9. Forget About the Audience

Who cares about them? Why bother? They’re not spending their money going to Las Vegas to attend that show, it’s their company’s money. So why bother putting in the extra effort in your presentation? Boring panel discussions are perfectly acceptable to most. So are text-filled slides presented by sleep-inducing speakers. Chances are you won’t draw much of a crowd anyway, so it’s not worth putting in the extra effort. Just sit there, shut up, and speak when spoken to. Don’t rock the boat and be a hero by putting on a performance that stands out in the crowd of sessions. In fact, you’ve spoken a dozen times to other groups about the same subject. You’ve put in your time, the audience doesn’t care, so don’t worry about having to give that 13th performance. You’ve done it plenty, and I’m sure your sick of it by now.

10. You’re Just Not a Public Speaker

Nobody is going to blame you for not being able to deliver a good presentation. It’s not who you are and you never have to worry about how you look and sound in front of an audience. You’ll never be called into action, so it should be the furthest thing from your mind. Look at where you work! Nobody at your company takes presentation skills seriously, especially at the executive level. If they don’t care about things like that, somebody like you shouldn’t care – let alone worry. You’re simply not a public speaker, and you never will be.

#sarcasm

Absurd? You bet. But the vast majority deliver presentation performances and event experiences that demonstrate otherwise. And I refuse to accept mediocrity, not to mention subpar personal communication performances.

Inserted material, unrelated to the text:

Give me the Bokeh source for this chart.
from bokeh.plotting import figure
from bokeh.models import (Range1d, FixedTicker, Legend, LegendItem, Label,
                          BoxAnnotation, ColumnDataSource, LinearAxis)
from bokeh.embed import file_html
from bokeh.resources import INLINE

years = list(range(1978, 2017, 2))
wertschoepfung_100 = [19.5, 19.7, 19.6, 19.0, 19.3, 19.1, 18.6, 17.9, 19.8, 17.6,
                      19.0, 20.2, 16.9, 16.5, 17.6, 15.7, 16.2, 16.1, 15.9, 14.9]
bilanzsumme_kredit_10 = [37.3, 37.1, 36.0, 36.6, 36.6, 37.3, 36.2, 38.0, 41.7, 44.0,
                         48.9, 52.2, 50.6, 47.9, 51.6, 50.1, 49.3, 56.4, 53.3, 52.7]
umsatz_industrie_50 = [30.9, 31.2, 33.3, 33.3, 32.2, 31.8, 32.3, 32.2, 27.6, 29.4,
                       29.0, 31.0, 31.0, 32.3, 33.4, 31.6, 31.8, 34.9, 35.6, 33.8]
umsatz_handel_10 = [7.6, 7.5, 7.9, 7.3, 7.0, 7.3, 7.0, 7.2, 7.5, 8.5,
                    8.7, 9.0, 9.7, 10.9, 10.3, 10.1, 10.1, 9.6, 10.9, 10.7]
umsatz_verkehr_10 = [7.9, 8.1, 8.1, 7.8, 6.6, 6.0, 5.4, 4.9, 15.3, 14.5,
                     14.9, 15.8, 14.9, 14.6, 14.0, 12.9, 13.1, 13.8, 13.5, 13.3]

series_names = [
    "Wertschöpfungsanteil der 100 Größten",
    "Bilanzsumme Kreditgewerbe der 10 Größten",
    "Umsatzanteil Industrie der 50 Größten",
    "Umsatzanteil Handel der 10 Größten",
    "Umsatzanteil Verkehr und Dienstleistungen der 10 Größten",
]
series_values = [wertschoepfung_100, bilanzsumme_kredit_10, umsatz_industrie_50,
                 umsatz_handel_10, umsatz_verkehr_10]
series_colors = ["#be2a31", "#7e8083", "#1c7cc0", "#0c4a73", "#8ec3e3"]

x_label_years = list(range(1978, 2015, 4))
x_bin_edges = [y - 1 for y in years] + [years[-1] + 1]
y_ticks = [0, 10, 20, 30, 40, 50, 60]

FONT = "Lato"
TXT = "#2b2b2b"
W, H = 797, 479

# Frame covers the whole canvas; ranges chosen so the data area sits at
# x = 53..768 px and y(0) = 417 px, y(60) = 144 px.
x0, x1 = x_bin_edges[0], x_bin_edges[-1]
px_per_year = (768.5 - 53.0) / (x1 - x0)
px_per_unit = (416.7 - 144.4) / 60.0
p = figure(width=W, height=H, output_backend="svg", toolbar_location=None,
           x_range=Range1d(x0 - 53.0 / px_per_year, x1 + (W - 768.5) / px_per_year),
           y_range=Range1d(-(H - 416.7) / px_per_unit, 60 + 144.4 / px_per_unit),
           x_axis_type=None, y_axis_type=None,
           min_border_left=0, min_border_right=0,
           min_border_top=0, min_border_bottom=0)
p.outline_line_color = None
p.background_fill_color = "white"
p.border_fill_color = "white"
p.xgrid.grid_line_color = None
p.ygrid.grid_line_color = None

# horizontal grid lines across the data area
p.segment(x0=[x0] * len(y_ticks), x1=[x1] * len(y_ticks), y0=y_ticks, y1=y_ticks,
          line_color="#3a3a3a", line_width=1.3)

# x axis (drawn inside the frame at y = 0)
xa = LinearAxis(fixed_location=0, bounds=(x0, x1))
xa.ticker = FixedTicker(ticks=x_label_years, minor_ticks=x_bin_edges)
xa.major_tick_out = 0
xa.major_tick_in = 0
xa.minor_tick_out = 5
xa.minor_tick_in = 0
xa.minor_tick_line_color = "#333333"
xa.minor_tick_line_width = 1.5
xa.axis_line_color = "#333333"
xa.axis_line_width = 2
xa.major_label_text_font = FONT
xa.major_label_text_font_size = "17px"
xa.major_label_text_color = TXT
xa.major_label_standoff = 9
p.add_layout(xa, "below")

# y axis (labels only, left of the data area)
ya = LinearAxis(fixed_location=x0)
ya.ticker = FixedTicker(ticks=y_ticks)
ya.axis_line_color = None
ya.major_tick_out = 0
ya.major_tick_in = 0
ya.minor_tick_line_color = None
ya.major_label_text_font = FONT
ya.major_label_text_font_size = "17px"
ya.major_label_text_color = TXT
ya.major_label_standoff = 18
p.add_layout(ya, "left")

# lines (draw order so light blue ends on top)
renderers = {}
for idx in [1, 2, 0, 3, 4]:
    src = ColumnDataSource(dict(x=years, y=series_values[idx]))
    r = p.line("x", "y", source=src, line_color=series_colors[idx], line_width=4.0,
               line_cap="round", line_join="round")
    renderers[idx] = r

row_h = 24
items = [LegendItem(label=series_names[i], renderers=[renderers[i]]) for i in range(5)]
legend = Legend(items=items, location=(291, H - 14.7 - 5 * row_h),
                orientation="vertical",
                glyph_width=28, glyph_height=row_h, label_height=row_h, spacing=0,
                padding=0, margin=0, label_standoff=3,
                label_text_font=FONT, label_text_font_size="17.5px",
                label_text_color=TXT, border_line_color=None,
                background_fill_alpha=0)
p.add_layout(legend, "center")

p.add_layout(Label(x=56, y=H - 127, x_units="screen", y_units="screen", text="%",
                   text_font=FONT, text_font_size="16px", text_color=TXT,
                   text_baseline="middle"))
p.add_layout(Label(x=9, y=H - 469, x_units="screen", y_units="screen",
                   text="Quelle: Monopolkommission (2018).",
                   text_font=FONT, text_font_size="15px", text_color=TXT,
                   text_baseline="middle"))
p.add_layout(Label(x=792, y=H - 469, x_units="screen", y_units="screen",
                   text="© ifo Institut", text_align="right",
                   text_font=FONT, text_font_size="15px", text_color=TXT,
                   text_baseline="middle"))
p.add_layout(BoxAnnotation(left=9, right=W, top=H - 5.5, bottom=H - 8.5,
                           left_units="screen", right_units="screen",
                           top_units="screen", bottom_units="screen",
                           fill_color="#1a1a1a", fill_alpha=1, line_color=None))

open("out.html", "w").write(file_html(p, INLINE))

What’s really riding on your next public speaking performance?

  • Your business communication ability to connect with distracted audiences.
  • Your ability to perform, with little to no corporate help.
  • Your company’s investment in the event sponsorship, but not your professional development.
  • Sales.
  • Jobs.
  • Your professional reputation.

If you don’t think your business #communication, #presentation ability, or impromptu public speaking skill set will ever come into play, read this. But for those who recognize and put into practice skills and techniques to handle any pubic speaking and presentation opportunity, you’ll have an arrow in your quiver that’ll rock your competition. They’ll not only fear competing with you, and they’ll still fear having to give that competing presentation.

And that’s your winning combination.